Of Pakistan Essay, Research Paper

Father of the Nation Quaid-i-Azam Mohammad Ali Jinnah’s achievement as the founder of Pakistan, dominates everything else he did in his long and crowded public life spanning some 42 years. Yet, by any standard, his was an eventful life, his personality multidimensional and his achievements in other fields were many, if not equally great. Indeed, several were the roles he had played with distinction: at one time or another, he was one of the greatest legal luminaries India had produced during the first half of the century, an `ambassador of Hindu-Muslim unity, a great constitutionalist, a distinguished parliamentarian, a top-notch politician, an indefatigable freedom-fighter, a dynamic Muslim leader, a political strategist and, above all one of the great nation-builders of modern times. What, however, makes him so remarkable is the fact that while similar other leaders assumed the leadership of traditionally well-defined nations and espoused their cause, or led them to freedom, he created a nation out of an inchoate and down-trodden minority and established a cultural and national home for it. And all that within a decade. For over three decades before the successful culmination in 1947, of the Muslim struggle for freedom in the South-Asian subcontinent, Jinnah had provided political leadership to the Indian Muslims: initially as one of the leaders, but later, since 1947, as the only prominent leader- the Quaid-i-Azam. For over thirty years, he had guided their affairs; he had given expression, coherence and direction to their legitimate aspirations and cherished dreams; he had formulated these into concrete demands; and, above all, he had striven all the while to get them conceded by both the ruling British and the numerous Hindus the dominant segment of India’s population. And for over thirty years he had fought, relentlessly and inexorably, for the inherent rights of the Muslims for an honourable existence in the subcontinent. Indeed, his life story constitutes, as it were, the story of the rebirth of the Muslims of the subcontinent and their spectacular rise to nationhood, phoenix-like.

Early Life:

Quaid-e-Azam, Muhammad Ali Jinnah was born on 25th December 1876 at Vazeer Mansion Karachi, was the first of seven children of Jinnahbhai, a prosperous merchant. After being taught at home, Jinnah was sent to the Sindh Madrasasah High School in 1887. Later he attended the Mission High School, where, at the age of 16, he passed the matriculation examination of the University of Bombay. On the advice of an English friend, his father decided to send him to England to acquire business experience. Jinnah, however, had made up his mind to become a barrister. In keeping with the custom of the time, his parents arranged for an early marriage for him before he left for England.

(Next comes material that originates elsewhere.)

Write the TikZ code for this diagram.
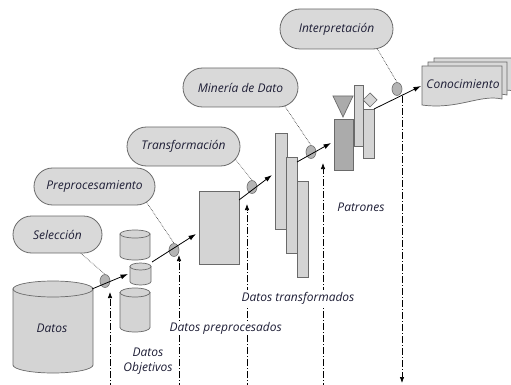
\documentclass[tikz,border=0pt]{standalone}
\usepackage{fontspec}
\setmainfont{Open Sans}
\usetikzlibrary{arrows.meta,shapes.misc,shapes.geometric}
\definecolor{txtc}{HTML}{1E1E36}
\definecolor{edgec}{HTML}{6A6A6A}
\definecolor{pillc}{HTML}{D9D9D9}
\definecolor{blobc}{HTML}{B4B4B4}
\definecolor{boxc}{HTML}{D4D4D4}
\definecolor{darkc}{HTML}{ABABAB}
\begin{document}
\begin{tikzpicture}[x=1pt,y=-1pt,
  txt/.style={font=\itshape\fontsize{12}{14.5}\selectfont, text=txtc},
  pill/.style={rounded rectangle, draw=edgec, fill=pillc, line width=0.8pt, txt, inner sep=0pt},
  blob/.style={ellipse, draw=edgec, fill=blobc, line width=0.6pt, minimum width=10pt, minimum height=13pt, inner sep=0pt},
  dotc/.style={densely dotted, line width=0.6pt, draw=black!85},
  flow/.style={-{Latex[length=7.5pt,width=5pt]}, line width=0.8pt, draw=black},
  ddot/.style={dash pattern=on 7pt off 2pt on 1pt off 2pt, line width=0.7pt, draw=black},
  dtip/.style={-{Latex[length=6pt,width=4.5pt]}},
  box/.style={draw=edgec, fill=boxc, line width=0.7pt},
  dbox/.style={draw=edgec, fill=darkc, line width=0.7pt},
  page/.style={draw=edgec, fill=pillc, line width=0.7pt},
  lbl/.style={txt, inner sep=0pt},
  wlbl/.style={txt, inner sep=1.5pt, fill=white},
]
\useasboundingbox (0,0) rectangle (511,385);
\fill[white] (0,0) rectangle (511,385);

% ---------- vertical dash-dot lines ----------
\coordinate (v1b) at (110,390); \coordinate (v1t) at (110,292);
\coordinate (v2b) at (179,390); \coordinate (v2t) at (179,255);
\coordinate (v3b) at (247,390); \coordinate (v3t) at (247,204);
\coordinate (v4b) at (323,390); \coordinate (v4t) at (323,163);
\coordinate (v5t) at (402,96);  \coordinate (v5b) at (402,383);
\draw[ddot,dtip] (v1b) -- (v1t);
\draw[ddot,dtip] (v2b) -- (v2t);
\draw[ddot,dtip] (v3b) -- (v3t);
\draw[ddot,dtip] (v4b) -- (v4t);
\draw[ddot,dtip] (v5t) -- (v5b);

% ---------- big cylinder: Datos ----------
\filldraw[box] (13,289) -- (13,365) arc[start angle=180,end angle=0,x radius=40,y radius=8] -- (93,289) -- cycle;
\filldraw[box] (53,289) ellipse[x radius=40,y radius=8];
\node[lbl] (datos) at (52,328) {Datos};

% ---------- small cylinders ----------
\filldraw[box] (120,234) -- (120,256) arc[start angle=180,end angle=0,x radius=15,y radius=4] -- (150,234) -- cycle;
\filldraw[box] (135,234) ellipse[x radius=15,y radius=4];
\filldraw[box] (130,266.5) -- (130,281.5) arc[start angle=180,end angle=0,x radius=10.5,y radius=3.5] -- (151,266.5) -- cycle;
\filldraw[box] (140.5,266.5) ellipse[x radius=10.5,y radius=3.5];
\filldraw[box] (120,292.5) -- (120,327.5) arc[start angle=180,end angle=0,x radius=15,y radius=4.5] -- (150,292.5) -- cycle;
\filldraw[box] (135,292.5) ellipse[x radius=15,y radius=4.5];

% ---------- preprocessed rectangle ----------
\filldraw[box] (199,191) rectangle (239,264);

% ---------- transformed bars ----------
\filldraw[box] (275,133) rectangle (287,229);
\filldraw[box] (286,157) rectangle (297,253);
\filldraw[box] (297,181) rectangle (308,277);

% ---------- patterns ----------
\filldraw[dbox] (333,96) -- (353,96) -- (343,117) -- cycle;
\filldraw[dbox] (334,119) rectangle (353,170);
\filldraw[box] (354,85) rectangle (363,146);
\filldraw[box] (363,109) rectangle (374,158);
\filldraw[box] (370,93) -- (377,100) -- (370,107) -- (363,100) -- cycle;

% ---------- knowledge pages ----------
\filldraw[page] (434,58) -- (514,58) -- (514,91) .. controls (492,86) and (470,102) .. (434,97) -- cycle;
\filldraw[page] (428,62) -- (507,62) -- (507,95) .. controls (485,90) and (463,106) .. (428,101) -- cycle;
\filldraw[page] (422,66) -- (502,66) -- (502,99) .. controls (480,94) and (458,110) .. (422,105) -- cycle;
\node[lbl] (con) at (463,84) {Conocimiento};

% ---------- labels ----------
\node[lbl, align=center] (obj) at (148,361) {Datos\\Objetivos};
\node[wlbl, anchor=west] (pre-l) at (168,328) {Datos preprocesados};
\node[wlbl, anchor=west] (tra-l) at (240,298) {Datos transformados};
\node[lbl] (pat) at (361,207) {Patrones};

% ---------- step pills ----------
\node[pill, minimum width=89pt, minimum height=37pt] (sel) at (57.5,234.5) {Selección};
\node[pill, minimum width=121pt, minimum height=37pt] (pre) at (94.5,186.5) {Preprocesamiento};
\node[pill, minimum width=113pt, minimum height=39pt] (tra) at (183.5,146.5) {Transformación};
\node[pill, minimum width=115pt, minimum height=39pt] (min) at (240.5,87.5) {Minería de Dato};
\node[pill, minimum width=113pt, minimum height=40pt] (int) at (336.5,29) {Interpretación};

% ---------- blobs ----------
\node[blob] (e1) at (105,281) {};
\node[blob] (e2) at (174,250) {};
\node[blob] (e3) at (252,187) {};
\node[blob] (e4) at (311,152) {};
\node[blob] (e5) at (397,89) {};

% ---------- dotted links ----------
\draw[dotc] (sel.-39) -- (e1.north);
\draw[dotc] (pre.-17) -- (e2.north);
\draw[dotc] (tra.-14) -- (e3.north);
\draw[dotc] (min.-23) -- (e4.north);
\draw[dotc] (int.-26) -- (e5.north);

% ---------- flow arrows ----------
\coordinate (a1s) at (92,289);  \coordinate (a1e) at (128,274);
\coordinate (a2s) at (152,262); \coordinate (a2e) at (196,234);
\coordinate (a3s) at (239,200); \coordinate (a3e) at (272,175);
\coordinate (a4s) at (297,162); \coordinate (a4e) at (331,143);
\coordinate (a5s) at (374,109); \coordinate (a5e) at (421,86);
\draw[flow] (a1s) -- (a1e);
\draw[flow] (a2s) -- (a2e);
\draw[flow] (a3s) -- (a3e);
\draw[flow] (a4s) -- (a4e);
\draw[flow] (a5s) -- (a5e);
\end{tikzpicture}
\end{document}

In London he joined Lincoln s Inn, one of the legal societies that prepared students for the bar. In 1895, at the age of 19, he was called to the bar. While in London Jinnah suffered two severe bereavements the deaths of his wife and his mother. Nevertheless, he completed his formal studies and also made a study of the British political system, frequently visiting the House of Commons. He was greatly influenced by the liberalism of William E. Gladstone, who had become Prime Minister for the fourth time in 1892, the year of Jinnah s arrival in London. Jinnah also took a keen interest in the affairs of India and in Indian students. When the Parsi leader Dadabhai Naoroji, a leading Indian nationalist, ran for the English Parliament, Jinnah and other Indian students worked day and night for him. Their efforts were crowned with success, and Naoroji became the first Indian to sit in the House of Commons.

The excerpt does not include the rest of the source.